Os algoritmos que nos julgam: reflexões sobre o livro Algoritmos de Destruição em Massa, de Cathy O’Neil

 

Ler Algoritmos de Destruição em Massa, de Cathy O’Neil, foi como olhar no espelho e perceber que, enquanto acreditávamos viver na era da razão matemática e da neutralidade digital, estávamos, na verdade, sendo governados por uma nova forma de poder — silenciosa, invisível e profundamente injusta.

A autora, que é matemática e trabalhou em grandes corporações financeiras, revela algo perturbador: os algoritmos, esses conjuntos de regras que hoje tomam decisões sobre nossas vidas, não são neutros. São espelhos dos preconceitos humanos, amplificados por sistemas automatizados e sustentados por interesses econômicos.

Ao longo do livro, O’Neil mostra como esses “algoritmos de destruição em massa” estão em todos os lugares — nos processos de seleção de emprego, na concessão de crédito, nas universidades, nas seguradoras e até no sistema prisional. Eles decidem quem merece uma oportunidade e quem será descartado, baseando-se em dados históricos contaminados por desigualdades sociais, raciais e econômicas.

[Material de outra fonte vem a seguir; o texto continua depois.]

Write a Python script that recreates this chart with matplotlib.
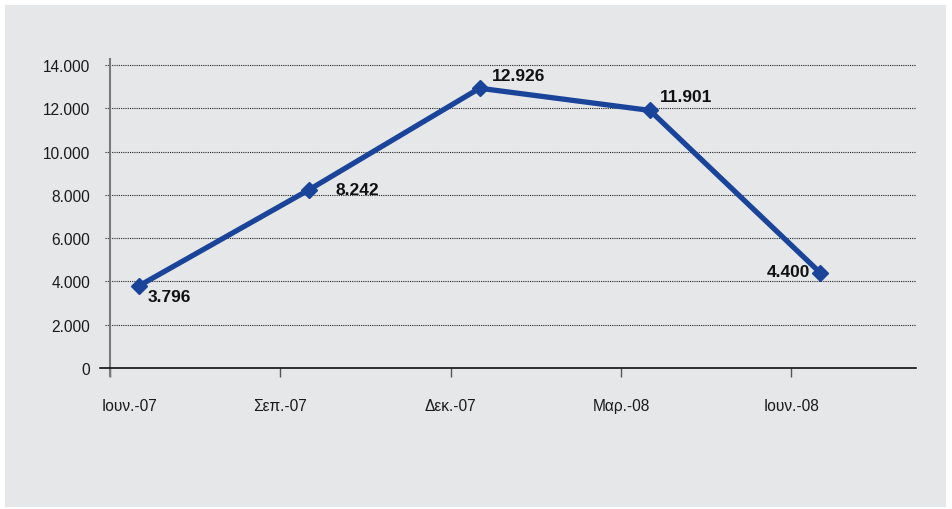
import matplotlib
matplotlib.use("Agg")
import matplotlib.pyplot as plt
from matplotlib.patches import Rectangle
from matplotlib.transforms import ScaledTranslation

plt.rcParams['font.family'] = ['Liberation Sans Narrow', 'Liberation Sans', 'DejaVu Sans']

categories = ["Ιουν.-07", "Σεπ.-07", "Δεκ.-07", "Μαρ.-08", "Ιουν.-08"]
values = [3796, 8242, 12926, 11901, 4400]
value_labels = ["3.796", "8.242", "12.926", "11.901", "4.400"]
yticks = [0, 2000, 4000, 6000, 8000, 10000, 12000, 14000]
ytick_labels = ["0", "2.000", "4.000", "6.000", "8.000", "10.000", "12.000", "14.000"]

W, H = 952, 510
fig = plt.figure(figsize=(W / 100, H / 100), dpi=100, facecolor="white")
bg = "#e6e7e9"
fig.patches.append(Rectangle((5 / W, 2 / H), 941 / W, 502 / H, transform=fig.transFigure,
                             facecolor=bg, edgecolor="none", zorder=-10))

ax = fig.add_axes([100 / W, (H - 369) / H, 816 / W, 309 / H])
ax.set_facecolor("none")
x = list(range(len(categories)))
tick_off = -0.17
ax.set_xlim(-0.229, 4.5625)
ax.set_ylim(0, 14277)

for s in ["top", "right", "left"]:
    ax.spines[s].set_visible(False)
ax.spines["bottom"].set_color("#111111")
ax.spines["bottom"].set_linewidth(1.2)

# dotted gridlines
ax.hlines(yticks[1:], -0.2, 4.5625, colors="#222222", linestyles=(0, (1.0, 1.0)), linewidth=0.8, zorder=1)
# y axis line (extends below x axis)
ax.plot([tick_off, tick_off], [-370, 14277], color="#7a7a7a", linewidth=1.5, clip_on=False, zorder=2)

ax.set_yticks(yticks)
ax.set_yticklabels(ytick_labels, fontsize=11.2, color="#1a1a1a")
ax.tick_params(axis="y", length=0, pad=7)

xt = [i + tick_off for i in x]
ax.set_xticks(xt)
ax.set_xticklabels(categories, fontsize=11.2, color="#1a1a1a")
ax.tick_params(axis="x", direction="out", length=6.5, width=1.0, color="#555555", pad=15)
lbls = ax.get_xticklabels()
lbls[0].set_transform(lbls[0].get_transform() + ScaledTranslation(19 / 100, 0, fig.dpi_scale_trans))

ax.plot(x, values, color="#1a449a", linewidth=3.8, marker="D", markersize=8,
        markeredgecolor="#1a449a", zorder=5, solid_joinstyle="miter")

offsets = [(9, -11, "left"), (26, 0, "left"), (12, 13, "left"), (10, 14, "left"), (-10, 1, "right")]
for xi, v, lab, (dx, dy, ha) in zip(x, values, value_labels, offsets):
    ax.annotate(lab, (xi, v), xytext=(dx, dy), textcoords="offset pixels", ha=ha, va="center",
                fontsize=12.5, fontweight="bold", color="#111111", zorder=6)

fig.savefig("out.png", dpi=100, facecolor="white")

O que me inquietou mais foi perceber que esses algoritmos reforçam o passado em vez de construir o futuro. Se um bairro pobre é considerado “de risco”, os moradores terão menos acesso a crédito; se um aluno vem de uma escola pública, o sistema pode deduzir que ele é “menos promissor”; se alguém tem antecedentes criminais, mesmo que pequenos, a inteligência artificial o condenará novamente — não pelo que ele faz, mas por quem ele é.

Cathy O’Neil usa um termo poderoso: “arma de destruição matemática”. São algoritmos opacos, implacáveis e amplamente utilizados, que destroem vidas em massa sem que ninguém perceba — e, pior, com a aparência de objetividade.
O dado que deveria libertar acaba por aprisionar.
O cálculo que deveria organizar o mundo acaba por desumanizá-lo.

Lendo o livro, pensei muito no Brasil.
Como esses mecanismos já operam aqui, silenciosamente, quando empresas usam modelos preditivos para definir quem é “bom cliente”, escolas privadas selecionam alunos por desempenho digital, e polícias empregam softwares de reconhecimento facial que erram mais com pessoas negras.
A desigualdade brasileira, combinada à automação sem transparência, é um terreno fértil para injustiças algorítmicas.

O’Neil nos convida a romper com a ingenuidade tecnológica. Ela mostra que, por trás da promessa da eficiência, existe uma ideologia de controle.
O poder dos algoritmos está em decidir sem prestar contas — e esse poder, como ela insiste, precisa ser vigiado, auditado e regulado.

Enquanto lia, percebi que a luta pela democracia digital é, hoje, tão importante quanto a luta por direitos civis no século XX.
Precisamos exigir transparência nos algoritmos públicos e privados, avaliação ética das tecnologias, e educação digital crítica, para que as pessoas compreendam como estão sendo classificadas, ranqueadas, vigiadas e moldadas.

O livro me deixou com a sensação de urgência.
Não podemos mais aceitar a desculpa da neutralidade matemática.
Os algoritmos carregam escolhas — e toda escolha é política.

Como Cathy O’Neil diz:

“Os algoritmos não tornam o mundo mais justo; eles apenas automatizam as injustiças que já existem.”

E talvez o primeiro passo para resistir a isso seja recuperar aquilo que nenhum cálculo pode prever: a nossa capacidade de indignação, empatia e transformação.

 

Sugestões de leitura complementar

  • Shoshana Zuboff – A Era do Capitalismo de Vigilância
    (Sobre como as big techs transformam dados pessoais em poder econômico e político.)
  • Virginia Eubanks – Automating Inequality
    (Análise sobre como algoritmos reforçam a pobreza e o racismo nos EUA.)
  • Safiya Noble – Algorithms of Oppression
    (Sobre como mecanismos de busca reproduzem preconceitos raciais e de gênero.)
  • Evgeny Morozov – Big Tech: A ascensão dos dados e a morte da política
    (Uma crítica à ideologia da tecnologia como solução para todos os problemas.)
  • Tarcízio Silva – Racismo algorítmico: inteligência artificial e discriminação nas redes digitais
    (Reflexão brasileira sobre desigualdade e poder no ambiente digital.)